==== DATA PROVIDED ====

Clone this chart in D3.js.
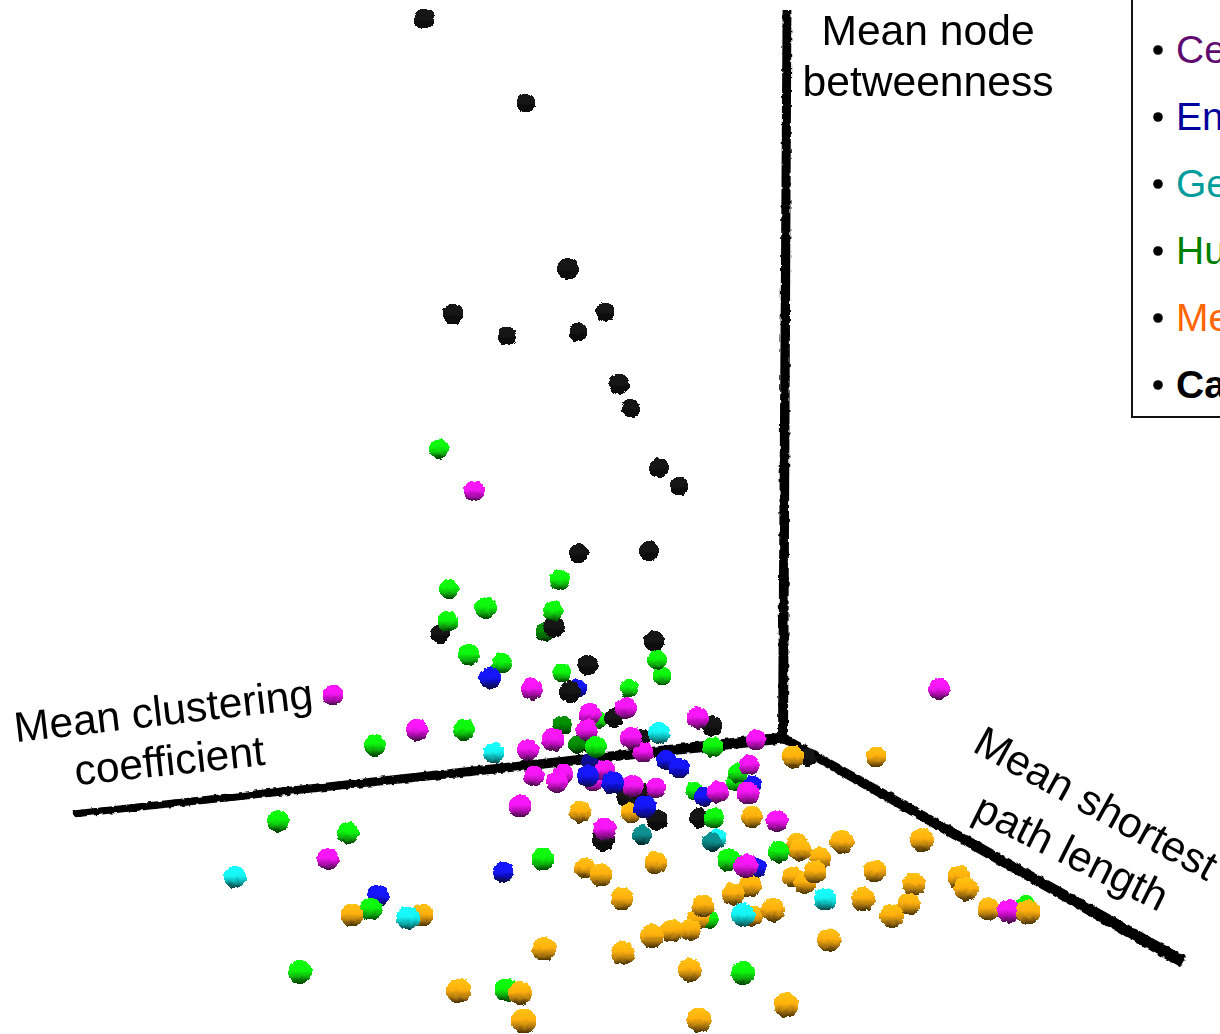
<!DOCTYPE html>
<html>
<head>
<meta charset="utf-8">
<script src="https://cdn.jsdelivr.net/npm/d3@7"></script>
<style>
  html, body { margin: 0; padding: 0; background: #fff; overflow: hidden; }
  text { font-family: "Liberation Sans", Arial, sans-serif; }
</style>
</head>
<body>
<div id="chart"></div>
<script>
// Projected position of each network, relative to the axes origin: [across, up, depth]
// a 4th value of 1 marks a sphere that sits in another sphere's shadow
const ceValues = [[-311,247,5],[-452,43,5],[154,49,6],[-368,8,6],[-253,49,6],[-195,24,6],[-159,30,6],[-198,8,6],
  [-232,-2,7],[-257,-12,6],[-154,0,6],[-142,-14,5],[-87,20,6],[-29,-2,5],[-251,-38,5],[-222,-36,5],[-228,-44,6],
  [-180,-32,5],[-192,-44,3],[-152,-48,6],[-129,-50,5],[-36,-27,5],[-37,-55,7],[-67,-54,6],[-8,-83,6],[-265,-68,7],
  [-180,-91,7],[-457,-121,6],[-39,-128,8],[224,-173,8]];
const enValues = [[-295,60,6],[-207,50,3],[-195,-24,2,1],[-119,-22,4],[-106,-30,5],[-197,-38,6],[-172,-45,7],
  [-140,-69,7],[-81,-59,4],[-33,-47,3],[-29,-130,4],[-282,-134,5],[-407,-158,6]];
const geValues = [[-291,-15,5],[-126,5,6],[-143,-97,4,1],[-73,-104,4,1],[-68,-100,3],[-550,-139,6],[-377,-180,8],
  [-42,-177,8],[40,-161,7]];
const huValues = [[-346,289,4],[-336,149,4],[-299,130,6],[-337,117,5],[-225,158,5],[-232,127,5],[-240,106,3,1],
  [-316,83,6],[-283,75,5],[-223,65,3],[-156,50,3],[-128,78,4],[-123,62,3],[-187,18,2],[-223,13,3,1],[-208,-7,2,1],
  [-189,-9,6],[-72,-9,5],[-410,-7,6],[-321,8,6],[-507,-83,6],[-437,-95,6],[-47,-35,4],[-50,-44,2],[-90,-53,3],
  [-71,-80,5],[-56,-122,7],[-6,-114,6],[-242,-121,7],[-414,-171,7],[-77,-181,5],[-485,-234,8],[-279,-252,7],
  [-42,-235,8],[241,-167,4]];
const meValues = [[8,-19,7],[91,-19,5],[-154,-75,5],[-205,-74,6],[-33,-79,6],[12,-105,5],[15,-112,6],[57,-104,8],
  [137,-102,8],[35,-120,6],[30,-134,7],[8,-139,5],[20,-145,6],[90,-133,7],[129,-146,7],[174,-139,7],[181,-151,8],
  [-35,-148,7],[-52,-156,7],[78,-161,8],[124,-166,7],[107,-178,8],[-12,-172,8],[-32,-178,5],[204,-171,7],[243,-174,9],
  [44,-202,8],[1,-267,9],[-129,-125,7],[-200,-130,5],[-184,-137,7],[-163,-161,7],[-82,-168,7],[-87,-181,6],
  [-95,-192,6],[-113,-193,7],[-133,-198,8],[-162,-215,8],[-95,-232,8],[-241,-211,8],[-326,-253,9],[-265,-255,8],
  [-261,-283,9],[-86,-282,9],[-433,-177,7],[-363,-177,7]];
const caValues = [[-361,719,3],[-259,635,1],[-217,469,4],[-332,424,3],[-278,402,1],[-207,406,1],[-180,426,1],
  [-166,354,3],[-154,330,1],[-126,270,2],[-106,252,1],[-206,185,2],[-136,187,2],[-345,104,2],[-231,111,3.5],
  [-131,97,3],[-197,73,3],[-215,46,4],[-171,20,2],[-202,-4,1],[-143,0,0],[-73,12,3],[-142,-55,2],[-160,-59,1],
  [-150,-67,1],[-128,-82,3],[-86,-80,2],[-182,-102,4],[22,-20,0]];

// Legend entries, cut by the edge of the picture
const legendLabels = ["Ce", "En", "Ge", "Hu", "Me", "Ca"];
const legendColors = ["#5e0a6e", "#00009c", "#009c9c", "#008000", "#ff6600", "#000000"];
const sphereColors = ["#f514f5", "#1414fa", "#14f5f5", "#0cf50c", "#ffb010", "#141414"];
const seriesValues = [ceValues, enValues, geValues, huValues, meValues, caValues];

const axisOrigin = [-2, 0];
const axisEnds = [[2, 728], [-712, -76], [398, -224]];

const svg = d3.select("#chart")
  .append("svg")
    .attr("width", 1220)
    .attr("height", 1034)
    .style("display", "block");

const x = d3.scaleLinear().domain([-785, 435]).range([0, 1220]);
const y = d3.scaleLinear().domain([738, -296]).range([0, 1034]);
const radius = d3.scaleLinear().domain([0, 10]).range([8, 13]);

const defs = svg.append("defs");

// rough edge, the original is a low resolution 3D render
const rough = defs.append("filter")
    .attr("id", "rough")
    .attr("filterUnits", "userSpaceOnUse")
    .attr("x", 0).attr("y", 0).attr("width", 1220).attr("height", 1034);
rough.append("feTurbulence")
    .attr("type", "fractalNoise")
    .attr("baseFrequency", 0.22)
    .attr("numOctaves", 1)
    .attr("seed", 4)
    .attr("result", "noise");
rough.append("feDisplacementMap")
    .attr("in", "SourceGraphic")
    .attr("in2", "noise")
    .attr("scale", 4)
    .attr("xChannelSelector", "R")
    .attr("yChannelSelector", "G");

// sphere shading, lit from above with a dark band along the underside
sphereColors.forEach((c, i) => {
  const g = defs.append("linearGradient")
      .attr("id", "ball" + i)
      .attr("x1", 0).attr("y1", 0).attr("x2", 0).attr("y2", 1);
  g.append("stop").attr("offset", "0%").attr("stop-color", d3.color(c).brighter(0.3));
  g.append("stop").attr("offset", "45%").attr("stop-color", c);
  g.append("stop").attr("offset", "70%").attr("stop-color", d3.color(c).darker(0.9));
  g.append("stop").attr("offset", "90%").attr("stop-color", d3.color(c).darker(2.6));
  g.append("stop").attr("offset", "100%").attr("stop-color", d3.color(c).darker(3.6));
});

// Axes, drawn as tapered bars because of the perspective
const axisWidths = [[4.4, 5], [3.4, 5.6], [6, 4.6]];
svg.append("g")
    .attr("filter", "url(#rough)")
  .selectAll("path")
  .data(axisEnds)
  .join("path")
    .attr("fill", "#000")
    .attr("d", (d, i) => {
      const x0 = x(d[0]), y0 = y(d[1]), x1 = x(axisOrigin[0]), y1 = y(axisOrigin[1]);
      const len = Math.hypot(x1 - x0, y1 - y0);
      const nx = -(y1 - y0) / len, ny = (x1 - x0) / len;
      const [w0, w1] = axisWidths[i];
      return d3.line()([
        [x0 + nx * w0, y0 + ny * w0],
        [x1 + nx * w1, y1 + ny * w1],
        [x1 - nx * w1, y1 - ny * w1],
        [x0 - nx * w0, y0 - ny * w0]
      ]) + "Z";
    });

// Spheres, furthest first so the near ones cover them
const points = seriesValues.flatMap((values, s) => values.map(v => ({
  s: s, x: v[0], y: v[1], depth: v[2], shaded: v[3] === 1
}))).sort((a, b) => a.depth - b.depth);

const balls = svg.append("g")
    .attr("filter", "url(#rough)")
  .selectAll("g")
  .data(points)
  .join("g")
    .attr("transform", d => `translate(${x(d.x)},${y(d.y)})`);

// black spheres have no lit rim, they read larger for the same depth
const ballRadius = d => radius(d.depth) + (d.s === 5 ? 1 : 0);

balls.append("circle")
    .attr("r", ballRadius)
    .attr("shape-rendering", "crispEdges")
    .attr("fill", d => `url(#ball${d.s})`);
balls.filter(d => d.shaded).append("circle")
    .attr("r", ballRadius)
    .attr("shape-rendering", "crispEdges")
    .attr("fill", "#000")
    .attr("fill-opacity", 0.42);

// Axis titles
const labels = [
  { text: "Mean node", x: 928, y: 45, angle: 0 },
  { text: "betweenness", x: 928, y: 96, angle: 0 },
  { text: "Mean clustering", x: 165, y: 725, angle: -6.6 },
  { text: "coefficient", x: 171, y: 775, angle: -6.1 },
  { text: "Mean shortest", x: 1089, y: 816, angle: 29 },
  { text: "path length", x: 1065, y: 865, angle: 26.5 }
];
svg.append("g")
  .selectAll("text")
  .data(labels)
  .join("text")
    .attr("transform", d => `translate(${d.x},${d.y}) rotate(${d.angle})`)
    .attr("text-anchor", "middle")
    .attr("font-size", 42.6)
    .attr("fill", "#000")
    .text(d => d.text);

// Legend, its box runs off the top and right of the picture
svg.append("rect")
    .attr("x", 1132)
    .attr("y", -10)
    .attr("width", 200)
    .attr("height", 427)
    .attr("fill", "#fff")
    .attr("stroke", "#111")
    .attr("stroke-width", 2);

const legendRow = d3.scalePoint().domain(legendLabels).range([63, 398]);

svg.append("g")
  .selectAll("circle")
  .data(legendLabels)
  .join("circle")
    .attr("cx", 1158)
    .attr("cy", d => legendRow(d) - 13)
    .attr("r", 4.8)
    .attr("fill", "#000");

svg.append("g")
  .selectAll("text")
  .data(legendLabels)
  .join("text")
    .attr("x", 1176)
    .attr("y", d => legendRow(d))
    .attr("font-size", 39)
    .attr("font-weight", d => d === "Ca" ? "bold" : "normal")
    .attr("fill", (d, i) => legendColors[i])
    .text(d => d);
</script>
</body>
</html>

====

### [GIVEN EXERCISE]
From the listing above, pick out each line where the word "chart" appears.

### [COMPLETE ANSWER]
Clone this chart in D3.js.
<div id="chart"></div>
const svg = d3.select("#chart")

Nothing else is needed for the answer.